### AIM
Drop the pictures, then extract the listing word for word.

┄┄┄┄┄┄┄┄┄┄┄┄┄┄┄┄┄┄┄┄

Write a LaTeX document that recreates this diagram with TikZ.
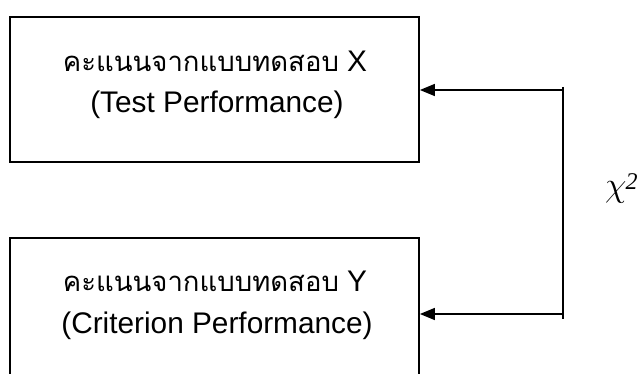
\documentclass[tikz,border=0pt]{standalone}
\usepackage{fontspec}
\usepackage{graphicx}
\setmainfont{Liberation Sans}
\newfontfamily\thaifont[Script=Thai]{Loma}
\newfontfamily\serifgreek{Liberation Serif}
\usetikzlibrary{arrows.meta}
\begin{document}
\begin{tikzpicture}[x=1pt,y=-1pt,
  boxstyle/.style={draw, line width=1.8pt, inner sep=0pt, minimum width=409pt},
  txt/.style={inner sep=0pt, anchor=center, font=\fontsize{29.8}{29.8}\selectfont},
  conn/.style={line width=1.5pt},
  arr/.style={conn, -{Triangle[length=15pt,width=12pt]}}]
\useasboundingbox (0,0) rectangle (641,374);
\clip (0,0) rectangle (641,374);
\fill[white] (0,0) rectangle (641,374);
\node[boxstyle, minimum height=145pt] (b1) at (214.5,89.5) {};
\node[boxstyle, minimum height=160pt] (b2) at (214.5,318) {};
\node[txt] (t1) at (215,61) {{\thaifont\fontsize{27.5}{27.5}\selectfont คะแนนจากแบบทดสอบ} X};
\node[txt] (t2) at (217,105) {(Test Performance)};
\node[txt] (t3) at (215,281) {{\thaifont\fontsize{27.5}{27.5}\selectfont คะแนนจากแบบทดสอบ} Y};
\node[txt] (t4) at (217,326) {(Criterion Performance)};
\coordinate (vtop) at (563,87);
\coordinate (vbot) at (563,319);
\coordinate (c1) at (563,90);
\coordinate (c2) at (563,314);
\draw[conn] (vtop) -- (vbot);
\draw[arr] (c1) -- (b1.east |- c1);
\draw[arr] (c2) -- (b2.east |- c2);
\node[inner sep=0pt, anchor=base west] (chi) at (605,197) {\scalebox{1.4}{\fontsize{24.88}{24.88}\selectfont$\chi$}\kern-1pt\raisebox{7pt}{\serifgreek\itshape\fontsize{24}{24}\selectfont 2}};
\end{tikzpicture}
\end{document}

┄┄┄┄┄┄┄┄┄┄┄┄┄┄┄┄┄┄┄┄

### OUTPUT FOR THIS TASK
Write a LaTeX document that recreates this diagram with TikZ.
\documentclass[tikz,border=0pt]{standalone}
\usepackage{fontspec}
\usepackage{graphicx}
\setmainfont{Liberation Sans}
\newfontfamily\thaifont[Script=Thai]{Loma}
\newfontfamily\serifgreek{Liberation Serif}
\usetikzlibrary{arrows.meta}
\begin{document}
\begin{tikzpicture}[x=1pt,y=-1pt,
  boxstyle/.style={draw, line width=1.8pt, inner sep=0pt, minimum width=409pt},
  txt/.style={inner sep=0pt, anchor=center, font=\fontsize{29.8}{29.8}\selectfont},
  conn/.style={line width=1.5pt},
  arr/.style={conn, -{Triangle[length=15pt,width=12pt]}}]
\useasboundingbox (0,0) rectangle (641,374);
\clip (0,0) rectangle (641,374);
\fill[white] (0,0) rectangle (641,374);
\node[boxstyle, minimum height=145pt] (b1) at (214.5,89.5) {};
\node[boxstyle, minimum height=160pt] (b2) at (214.5,318) {};
\node[txt] (t1) at (215,61) {{\thaifont\fontsize{27.5}{27.5}\selectfont คะแนนจากแบบทดสอบ} X};
\node[txt] (t2) at (217,105) {(Test Performance)};
\node[txt] (t3) at (215,281) {{\thaifont\fontsize{27.5}{27.5}\selectfont คะแนนจากแบบทดสอบ} Y};
\node[txt] (t4) at (217,326) {(Criterion Performance)};
\coordinate (vtop) at (563,87);
\coordinate (vbot) at (563,319);
\coordinate (c1) at (563,90);
\coordinate (c2) at (563,314);
\draw[conn] (vtop) -- (vbot);
\draw[arr] (c1) -- (b1.east |- c1);
\draw[arr] (c2) -- (b2.east |- c2);
\node[inner sep=0pt, anchor=base west] (chi) at (605,197) {\scalebox{1.4}{\fontsize{24.88}{24.88}\selectfont$\chi$}\kern-1pt\raisebox{7pt}{\serifgreek\itshape\fontsize{24}{24}\selectfont 2}};
\end{tikzpicture}
\end{document}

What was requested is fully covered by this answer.